#### Working data
-.-.-
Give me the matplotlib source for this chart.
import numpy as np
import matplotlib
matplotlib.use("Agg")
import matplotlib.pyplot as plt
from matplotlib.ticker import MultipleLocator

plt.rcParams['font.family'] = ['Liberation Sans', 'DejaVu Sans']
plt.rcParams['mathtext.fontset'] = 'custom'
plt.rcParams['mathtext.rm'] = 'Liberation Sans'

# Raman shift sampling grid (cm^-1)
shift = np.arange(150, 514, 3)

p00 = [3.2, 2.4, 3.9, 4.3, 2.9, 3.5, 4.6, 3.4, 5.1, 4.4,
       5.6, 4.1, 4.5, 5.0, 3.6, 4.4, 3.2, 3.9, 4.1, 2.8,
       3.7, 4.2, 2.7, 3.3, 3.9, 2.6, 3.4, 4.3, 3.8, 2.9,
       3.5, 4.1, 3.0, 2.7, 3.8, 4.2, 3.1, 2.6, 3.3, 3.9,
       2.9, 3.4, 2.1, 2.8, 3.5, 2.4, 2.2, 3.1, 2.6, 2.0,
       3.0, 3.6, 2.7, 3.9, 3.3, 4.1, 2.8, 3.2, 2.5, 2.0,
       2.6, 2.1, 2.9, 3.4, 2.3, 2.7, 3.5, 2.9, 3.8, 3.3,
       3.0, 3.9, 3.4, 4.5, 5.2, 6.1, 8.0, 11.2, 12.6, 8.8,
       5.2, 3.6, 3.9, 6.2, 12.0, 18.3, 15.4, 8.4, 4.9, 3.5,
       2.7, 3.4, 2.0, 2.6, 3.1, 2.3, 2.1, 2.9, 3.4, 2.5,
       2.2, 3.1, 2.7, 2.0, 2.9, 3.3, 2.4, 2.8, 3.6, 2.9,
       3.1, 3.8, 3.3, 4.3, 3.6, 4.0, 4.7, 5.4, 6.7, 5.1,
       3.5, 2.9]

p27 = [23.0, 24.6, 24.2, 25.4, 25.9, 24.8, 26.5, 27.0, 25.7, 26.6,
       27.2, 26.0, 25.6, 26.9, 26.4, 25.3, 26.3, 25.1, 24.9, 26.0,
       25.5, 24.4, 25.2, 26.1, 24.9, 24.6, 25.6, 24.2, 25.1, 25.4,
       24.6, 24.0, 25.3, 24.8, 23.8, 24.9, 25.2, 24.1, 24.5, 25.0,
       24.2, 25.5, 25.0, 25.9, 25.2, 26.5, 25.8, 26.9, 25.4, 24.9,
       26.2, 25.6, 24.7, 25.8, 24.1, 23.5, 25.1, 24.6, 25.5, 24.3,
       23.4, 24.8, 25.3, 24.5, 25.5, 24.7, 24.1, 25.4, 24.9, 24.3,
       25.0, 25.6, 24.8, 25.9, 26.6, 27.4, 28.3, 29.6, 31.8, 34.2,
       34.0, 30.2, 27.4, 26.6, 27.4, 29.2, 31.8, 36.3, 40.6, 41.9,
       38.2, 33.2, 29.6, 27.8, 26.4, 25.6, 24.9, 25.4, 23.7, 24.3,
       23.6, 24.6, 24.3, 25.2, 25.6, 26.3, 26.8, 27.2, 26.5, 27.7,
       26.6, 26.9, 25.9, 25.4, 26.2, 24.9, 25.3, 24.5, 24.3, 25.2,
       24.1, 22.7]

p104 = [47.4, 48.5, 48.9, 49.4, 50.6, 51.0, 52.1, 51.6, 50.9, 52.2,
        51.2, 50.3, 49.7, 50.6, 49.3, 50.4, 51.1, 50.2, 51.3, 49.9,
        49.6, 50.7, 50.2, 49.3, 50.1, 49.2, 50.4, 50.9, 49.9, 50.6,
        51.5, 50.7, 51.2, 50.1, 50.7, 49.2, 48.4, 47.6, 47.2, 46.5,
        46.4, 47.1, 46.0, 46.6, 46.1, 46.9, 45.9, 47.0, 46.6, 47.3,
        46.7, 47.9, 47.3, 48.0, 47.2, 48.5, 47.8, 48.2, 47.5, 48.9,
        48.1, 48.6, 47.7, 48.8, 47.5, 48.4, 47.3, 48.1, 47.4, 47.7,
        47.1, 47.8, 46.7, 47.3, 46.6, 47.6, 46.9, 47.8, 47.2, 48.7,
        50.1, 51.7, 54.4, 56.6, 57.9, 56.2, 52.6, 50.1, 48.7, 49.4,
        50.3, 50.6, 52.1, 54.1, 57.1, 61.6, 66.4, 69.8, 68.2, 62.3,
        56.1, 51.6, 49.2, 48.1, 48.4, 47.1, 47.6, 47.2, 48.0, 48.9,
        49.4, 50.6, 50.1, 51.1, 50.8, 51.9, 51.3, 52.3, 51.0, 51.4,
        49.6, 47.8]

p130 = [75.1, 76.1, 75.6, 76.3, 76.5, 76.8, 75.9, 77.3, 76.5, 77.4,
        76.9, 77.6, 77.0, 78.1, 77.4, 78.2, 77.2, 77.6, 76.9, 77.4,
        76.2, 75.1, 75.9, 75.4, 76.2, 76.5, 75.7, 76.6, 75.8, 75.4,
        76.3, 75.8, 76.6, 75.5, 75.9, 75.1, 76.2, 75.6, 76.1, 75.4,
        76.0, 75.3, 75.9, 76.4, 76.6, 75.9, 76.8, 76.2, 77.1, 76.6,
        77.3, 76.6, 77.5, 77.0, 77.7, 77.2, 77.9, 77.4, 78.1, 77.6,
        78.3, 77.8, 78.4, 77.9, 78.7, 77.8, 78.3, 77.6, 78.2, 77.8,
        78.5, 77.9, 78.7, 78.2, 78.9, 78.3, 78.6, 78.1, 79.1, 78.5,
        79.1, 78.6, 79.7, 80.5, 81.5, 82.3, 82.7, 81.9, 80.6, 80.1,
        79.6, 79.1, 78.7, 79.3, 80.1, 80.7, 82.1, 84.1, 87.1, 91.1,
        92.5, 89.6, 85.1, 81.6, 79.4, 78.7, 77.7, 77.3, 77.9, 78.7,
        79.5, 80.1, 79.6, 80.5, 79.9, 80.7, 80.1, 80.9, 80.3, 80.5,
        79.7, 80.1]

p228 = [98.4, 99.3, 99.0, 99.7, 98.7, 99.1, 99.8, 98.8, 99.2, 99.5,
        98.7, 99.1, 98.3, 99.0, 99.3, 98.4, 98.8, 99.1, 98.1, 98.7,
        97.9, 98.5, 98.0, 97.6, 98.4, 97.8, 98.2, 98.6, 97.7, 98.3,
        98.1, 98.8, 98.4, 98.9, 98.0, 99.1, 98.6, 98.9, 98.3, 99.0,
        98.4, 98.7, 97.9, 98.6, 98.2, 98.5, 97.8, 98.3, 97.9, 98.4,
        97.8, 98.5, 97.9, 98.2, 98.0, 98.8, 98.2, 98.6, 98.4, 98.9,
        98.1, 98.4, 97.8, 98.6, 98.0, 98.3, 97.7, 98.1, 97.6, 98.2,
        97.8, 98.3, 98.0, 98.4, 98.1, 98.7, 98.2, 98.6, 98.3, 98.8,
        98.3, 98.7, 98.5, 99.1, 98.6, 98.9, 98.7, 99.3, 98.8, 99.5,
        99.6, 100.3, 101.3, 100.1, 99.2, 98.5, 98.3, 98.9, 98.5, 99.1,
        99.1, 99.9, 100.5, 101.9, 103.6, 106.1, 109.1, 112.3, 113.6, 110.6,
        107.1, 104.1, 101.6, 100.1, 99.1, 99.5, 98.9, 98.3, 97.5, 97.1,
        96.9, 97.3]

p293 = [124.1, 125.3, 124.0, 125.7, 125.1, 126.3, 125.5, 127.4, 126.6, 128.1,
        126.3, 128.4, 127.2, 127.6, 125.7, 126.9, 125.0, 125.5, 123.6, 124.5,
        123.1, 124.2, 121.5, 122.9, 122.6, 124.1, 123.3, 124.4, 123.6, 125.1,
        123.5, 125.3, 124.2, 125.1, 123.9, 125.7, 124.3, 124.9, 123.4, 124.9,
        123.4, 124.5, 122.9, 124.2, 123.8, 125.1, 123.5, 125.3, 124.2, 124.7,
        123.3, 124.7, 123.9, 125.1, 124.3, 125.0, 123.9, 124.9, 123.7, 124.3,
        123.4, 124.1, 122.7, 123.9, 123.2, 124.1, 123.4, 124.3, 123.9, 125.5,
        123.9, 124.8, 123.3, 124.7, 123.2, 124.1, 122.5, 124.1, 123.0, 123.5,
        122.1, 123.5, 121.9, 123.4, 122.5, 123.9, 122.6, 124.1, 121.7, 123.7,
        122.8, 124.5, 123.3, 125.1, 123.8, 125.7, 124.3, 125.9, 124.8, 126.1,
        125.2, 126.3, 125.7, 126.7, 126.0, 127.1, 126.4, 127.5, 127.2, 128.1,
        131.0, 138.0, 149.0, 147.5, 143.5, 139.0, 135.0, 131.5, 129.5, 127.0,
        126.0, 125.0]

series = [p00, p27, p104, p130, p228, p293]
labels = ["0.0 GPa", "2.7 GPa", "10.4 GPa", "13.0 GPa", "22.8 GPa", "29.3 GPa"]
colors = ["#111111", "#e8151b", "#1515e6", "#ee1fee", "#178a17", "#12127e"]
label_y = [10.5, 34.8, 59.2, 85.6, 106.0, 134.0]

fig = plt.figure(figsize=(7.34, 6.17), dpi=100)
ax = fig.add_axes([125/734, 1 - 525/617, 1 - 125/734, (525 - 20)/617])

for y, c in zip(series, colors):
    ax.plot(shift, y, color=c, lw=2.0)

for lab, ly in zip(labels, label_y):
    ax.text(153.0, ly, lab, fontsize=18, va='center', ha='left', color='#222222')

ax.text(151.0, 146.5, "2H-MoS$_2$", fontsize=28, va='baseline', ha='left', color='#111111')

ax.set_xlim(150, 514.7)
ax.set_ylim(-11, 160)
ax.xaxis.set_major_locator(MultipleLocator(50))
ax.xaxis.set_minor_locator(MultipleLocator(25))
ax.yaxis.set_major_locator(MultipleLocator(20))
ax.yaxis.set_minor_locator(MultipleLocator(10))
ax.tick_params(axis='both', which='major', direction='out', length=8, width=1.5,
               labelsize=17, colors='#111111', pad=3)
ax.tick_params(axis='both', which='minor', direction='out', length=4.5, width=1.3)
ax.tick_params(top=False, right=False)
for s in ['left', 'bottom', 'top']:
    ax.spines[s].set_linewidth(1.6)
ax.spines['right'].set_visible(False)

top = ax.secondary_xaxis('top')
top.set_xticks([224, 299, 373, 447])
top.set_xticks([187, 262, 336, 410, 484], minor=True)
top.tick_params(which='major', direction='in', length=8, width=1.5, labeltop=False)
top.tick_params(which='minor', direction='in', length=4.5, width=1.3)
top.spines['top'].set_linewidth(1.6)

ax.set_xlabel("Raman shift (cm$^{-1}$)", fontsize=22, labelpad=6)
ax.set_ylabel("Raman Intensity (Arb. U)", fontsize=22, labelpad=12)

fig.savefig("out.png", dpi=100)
-.-.-
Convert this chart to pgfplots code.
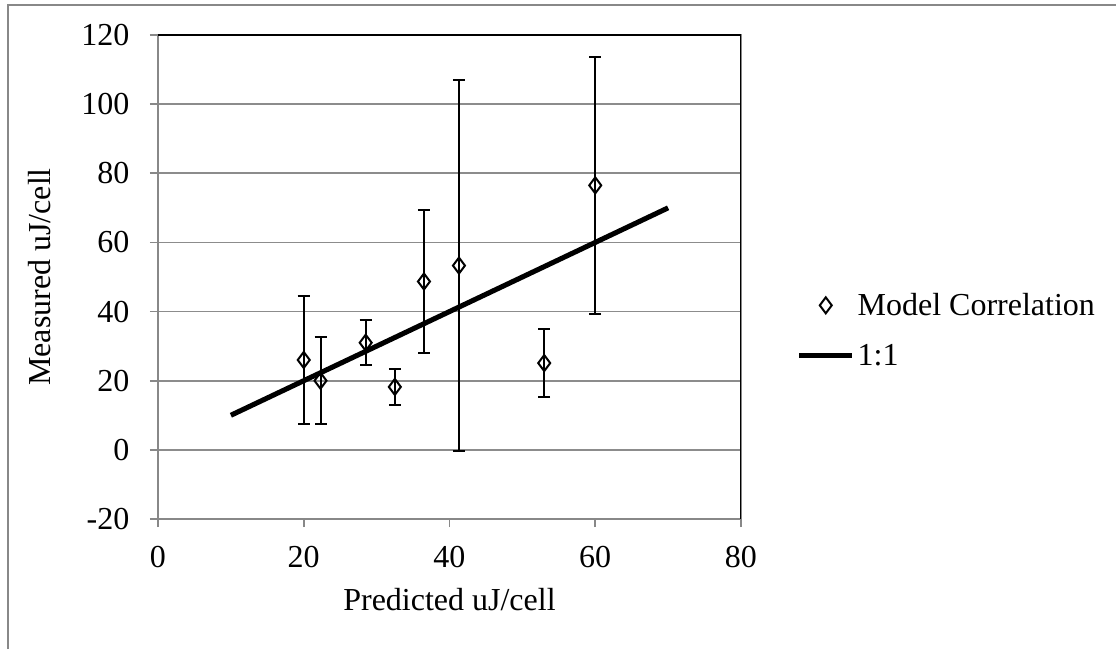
-.-.-
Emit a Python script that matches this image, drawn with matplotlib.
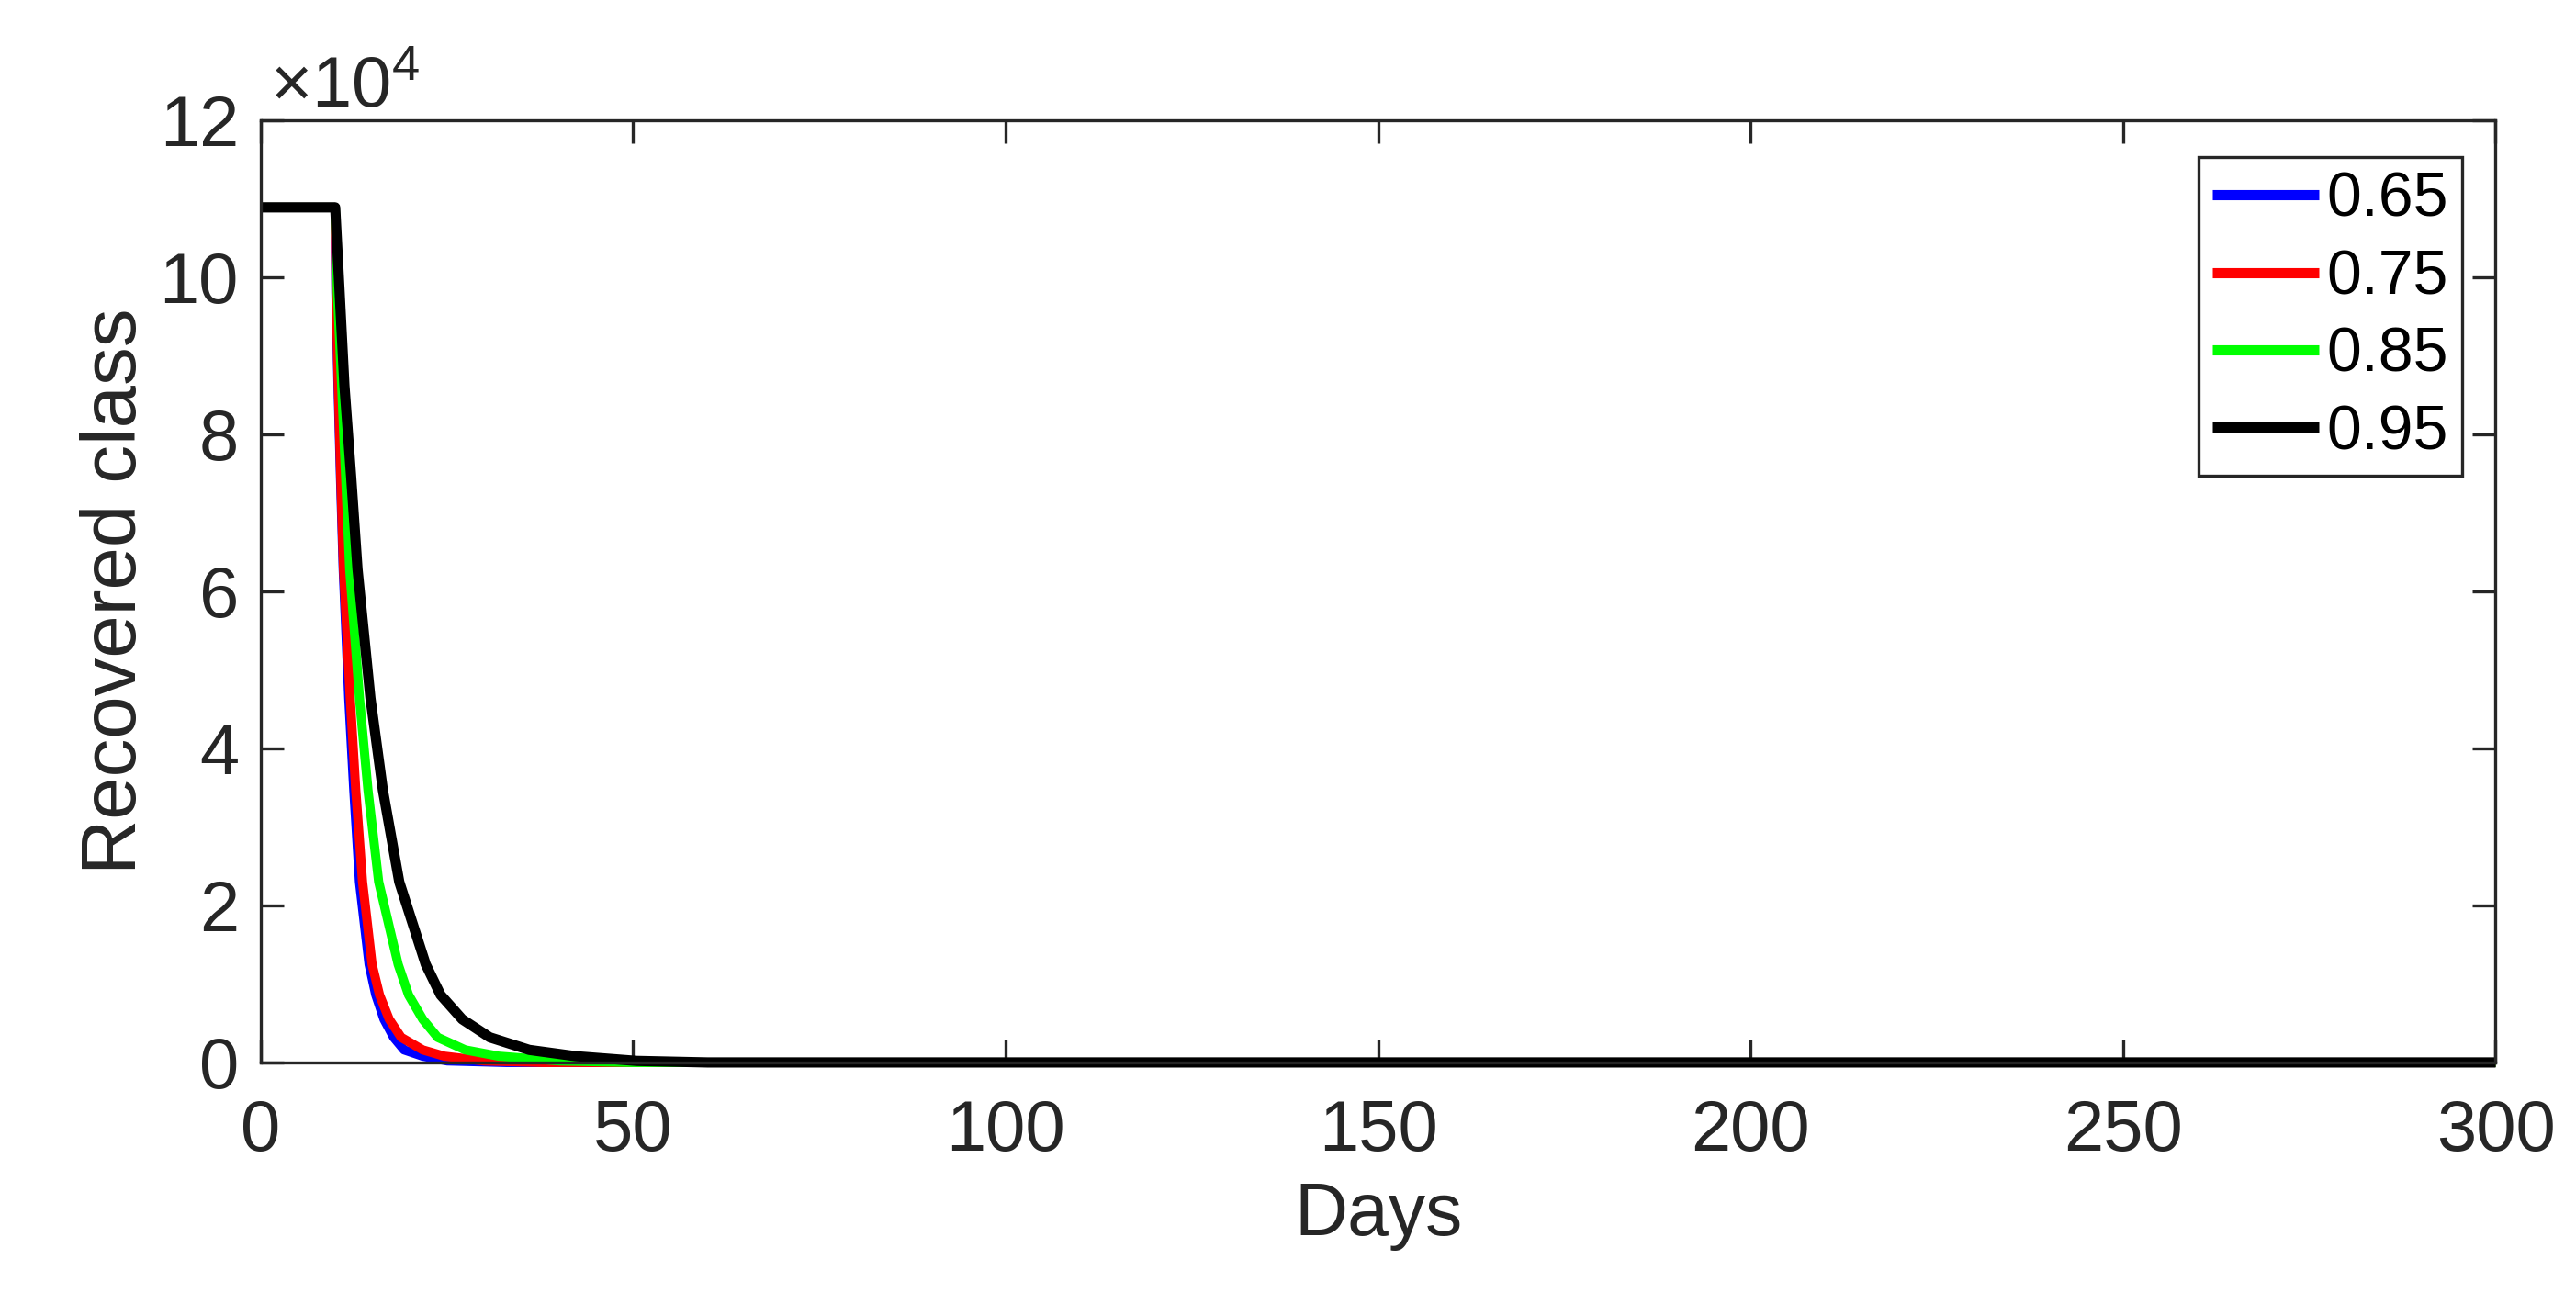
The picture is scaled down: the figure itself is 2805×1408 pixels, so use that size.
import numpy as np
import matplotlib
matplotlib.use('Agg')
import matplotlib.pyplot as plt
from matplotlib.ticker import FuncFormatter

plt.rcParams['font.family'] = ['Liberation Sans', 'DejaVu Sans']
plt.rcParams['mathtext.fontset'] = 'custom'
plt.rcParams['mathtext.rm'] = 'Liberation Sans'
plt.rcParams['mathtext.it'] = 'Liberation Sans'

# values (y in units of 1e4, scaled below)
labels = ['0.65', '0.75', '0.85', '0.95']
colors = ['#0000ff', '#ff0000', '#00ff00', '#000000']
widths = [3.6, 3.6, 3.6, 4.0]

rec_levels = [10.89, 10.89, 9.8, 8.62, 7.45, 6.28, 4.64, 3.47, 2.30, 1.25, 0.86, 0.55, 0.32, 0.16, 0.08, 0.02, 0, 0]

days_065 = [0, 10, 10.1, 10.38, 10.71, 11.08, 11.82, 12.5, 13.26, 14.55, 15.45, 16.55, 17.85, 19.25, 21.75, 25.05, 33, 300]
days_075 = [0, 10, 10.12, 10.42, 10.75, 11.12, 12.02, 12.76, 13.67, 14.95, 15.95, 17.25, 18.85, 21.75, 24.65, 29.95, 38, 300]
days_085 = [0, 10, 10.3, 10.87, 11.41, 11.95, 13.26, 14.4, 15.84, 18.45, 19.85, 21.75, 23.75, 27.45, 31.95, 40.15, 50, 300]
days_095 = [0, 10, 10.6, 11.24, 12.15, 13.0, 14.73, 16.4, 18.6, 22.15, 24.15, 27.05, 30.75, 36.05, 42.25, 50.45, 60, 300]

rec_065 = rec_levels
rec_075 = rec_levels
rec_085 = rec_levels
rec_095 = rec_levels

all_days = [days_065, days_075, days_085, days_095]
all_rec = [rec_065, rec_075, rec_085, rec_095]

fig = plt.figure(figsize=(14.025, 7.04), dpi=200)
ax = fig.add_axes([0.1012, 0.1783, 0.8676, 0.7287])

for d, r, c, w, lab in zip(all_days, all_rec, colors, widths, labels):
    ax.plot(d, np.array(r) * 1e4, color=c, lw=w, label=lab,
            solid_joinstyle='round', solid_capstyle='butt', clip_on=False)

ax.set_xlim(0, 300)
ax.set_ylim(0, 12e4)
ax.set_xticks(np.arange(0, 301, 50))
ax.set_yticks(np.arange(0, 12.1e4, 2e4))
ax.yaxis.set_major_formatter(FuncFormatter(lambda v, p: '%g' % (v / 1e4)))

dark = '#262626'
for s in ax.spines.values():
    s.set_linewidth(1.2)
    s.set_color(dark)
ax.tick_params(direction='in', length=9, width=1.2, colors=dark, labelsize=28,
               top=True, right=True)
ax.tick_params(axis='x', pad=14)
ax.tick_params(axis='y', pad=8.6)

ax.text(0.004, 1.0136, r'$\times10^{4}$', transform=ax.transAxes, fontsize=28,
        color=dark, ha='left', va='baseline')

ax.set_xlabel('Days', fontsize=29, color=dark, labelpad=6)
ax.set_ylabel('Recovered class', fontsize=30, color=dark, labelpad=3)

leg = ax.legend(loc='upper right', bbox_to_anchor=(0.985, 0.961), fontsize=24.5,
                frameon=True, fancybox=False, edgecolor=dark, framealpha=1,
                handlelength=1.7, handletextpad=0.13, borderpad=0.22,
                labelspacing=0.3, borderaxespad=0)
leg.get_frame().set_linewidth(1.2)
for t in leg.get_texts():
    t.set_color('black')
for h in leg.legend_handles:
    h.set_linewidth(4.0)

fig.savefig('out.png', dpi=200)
-.-.-
Above are some records. Output exactly the lines from the one that contains "Emit a Python" to the one that contains "plt.rcParams['mathtext.it'] = 'Liberation", keeping both, and omit the pictures.

Emit a Python script that matches this image, drawn with matplotlib.
The picture is scaled down: the figure itself is 2805×1408 pixels, so use that size.
import numpy as np
import matplotlib
matplotlib.use('Agg')
import matplotlib.pyplot as plt
from matplotlib.ticker import FuncFormatter

plt.rcParams['font.family'] = ['Liberation Sans', 'DejaVu Sans']
plt.rcParams['mathtext.fontset'] = 'custom'
plt.rcParams['mathtext.rm'] = 'Liberation Sans'
plt.rcParams['mathtext.it'] = 'Liberation Sans'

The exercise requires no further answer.